Mas não deverá ser só a opinião de Cavaco Silva a incomodar António Costa. É que dos dezoito conselheiros sentados à volta da mesa, a maioria é crítica ou muito crítica destes primeiros meses de ação governativa. Muitos têm-no sublinhado semana após semana, nos seus comentários televisivos, como é o caso de Luís Marques Mendes e António Lobo Xavier. Outros fizeram-no pontualmente quando para isso foram solicitados pela comunicação social, ou em intervenções públicas, como é o caso de Francisco Pinto Balsemão, Miguel Albuquerque, ou José Manuel Bolieiro. Mas o mais significativo, é que mesmo os conselheiros do Partido socialista, têm dado nota pública da necessidade de mudanças, particularmente na estrutura do Governo, como é o caso de Carlos César ou Manuel Alegre.
É certo que o Conselho de Estado é apenas um órgão de aconselhamento ao Presidente da República, que não tem qualquer poder de decisão. Mas o facto de ser convocado para fazer um balanço político de um ano como este, dá-lhe um particular peso. Ainda por cima porque se realiza no mesmo dia em que, no Parlamento, a ministra da Defesa e o ministro dos Negócios Estrangeiros (duas áreas de soberania), respondem aos deputados sobre a sua responsabilidade na escolha de um Secretário de Estado, arguido num processo de corrupção. Não é o melhor cenário para uma análise que já se prevê muito crítica. Acresce que em toda a história que envolve Mário Capitão Ferreira, há muitas dúvidas sobre o papel de João Gomes Cravinho, o ministro que desde o início Marcelo queria fora do Governo. A juntar ao que muitos consideram um ministro morto, João Galamba, os novos factos vêm colocar de novo Gomes Cravinho na mira presidencial.

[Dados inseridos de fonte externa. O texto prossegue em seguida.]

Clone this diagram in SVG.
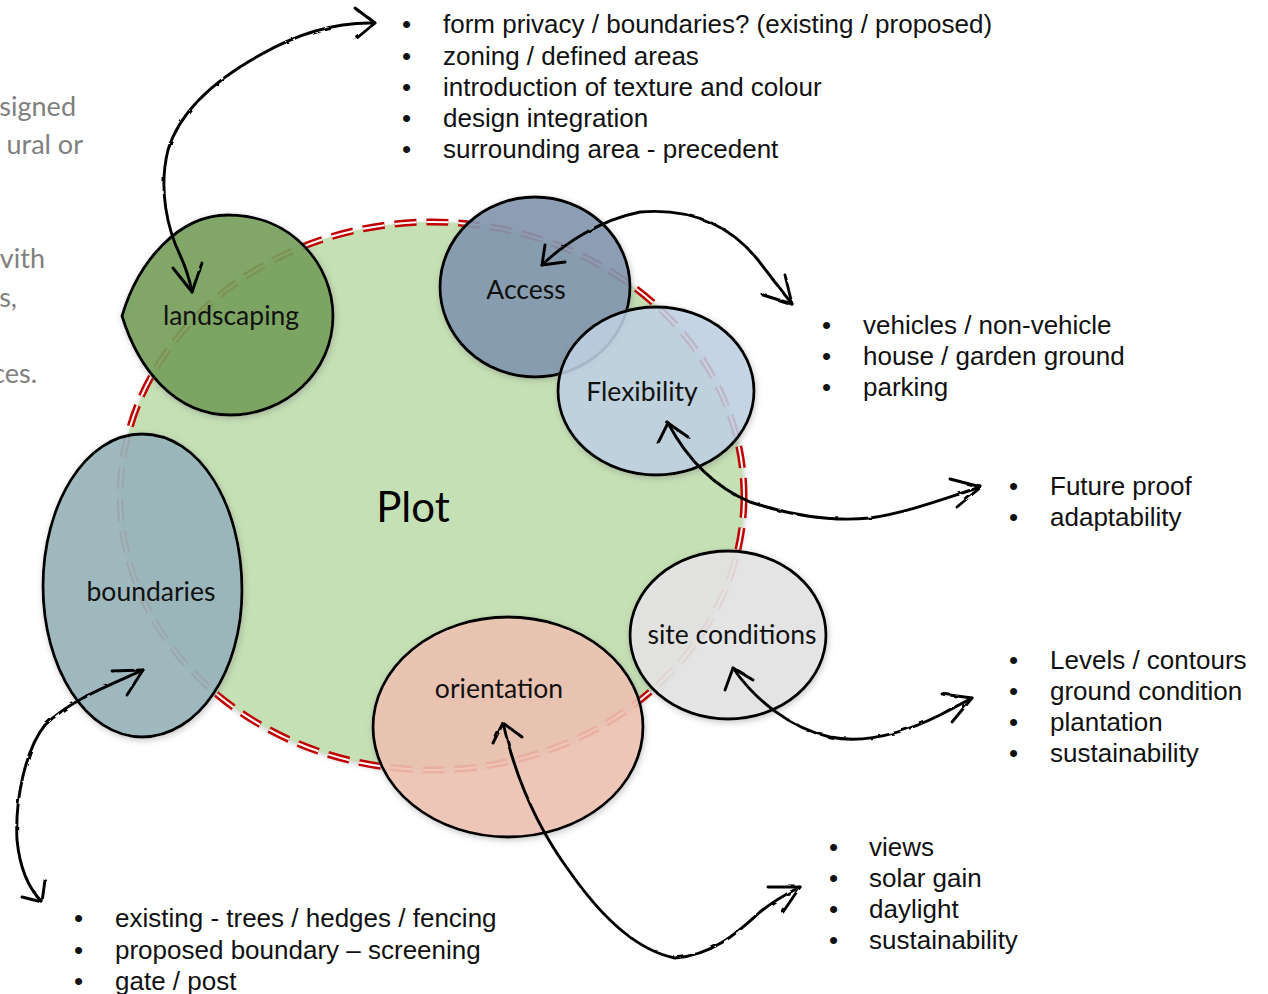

Os tais ‘casos e casinhos’ prometem continuar a atormentar António Costa depois de férias, e por mais que o primeiro-ministro acene aos conselheiros de Estado com os bons resultados económicos, isso não deverá ser suficiente para abrandar as críticas.
Execução do PRR não fica fora da análise
Na sala do Conselho de Estado, há quem tenha a lição bem estudada em matéria de execução dos fundos do PRR e os dados são, no mínimo , muito críticos. Este é o tema que Marcelo não deixará de querer debater. Desde o discurso da tomada de posse do Governo que o Presidente colocou a execução dos fundos como o tema mais importante desta legislatura. «Não podemos correr o risco de não aproveitar estas verbas», tem dito e repetido. Para a memória política deste ano fica também o raspanete em direto dado pelo Presidente à ministra da Coesão, Ana Abrunhosa, «super infeliz para si será o dia em que eu descubra que a taxa de execução dos fundos europeus não é aquela que eu acho que deve ser. Nesse caso não lhe perdoo». A taxa de execução é agora de 12%, muito aquém do que o Presidente espera que deve ser. Só que a ameaça que então deu a Ana Abrunhosa, dirige-se agora com muito mais intensidade, ao primeiro-ministro e à ministra Mariana Vieira da Silva, responsável pela gestão dos fundos.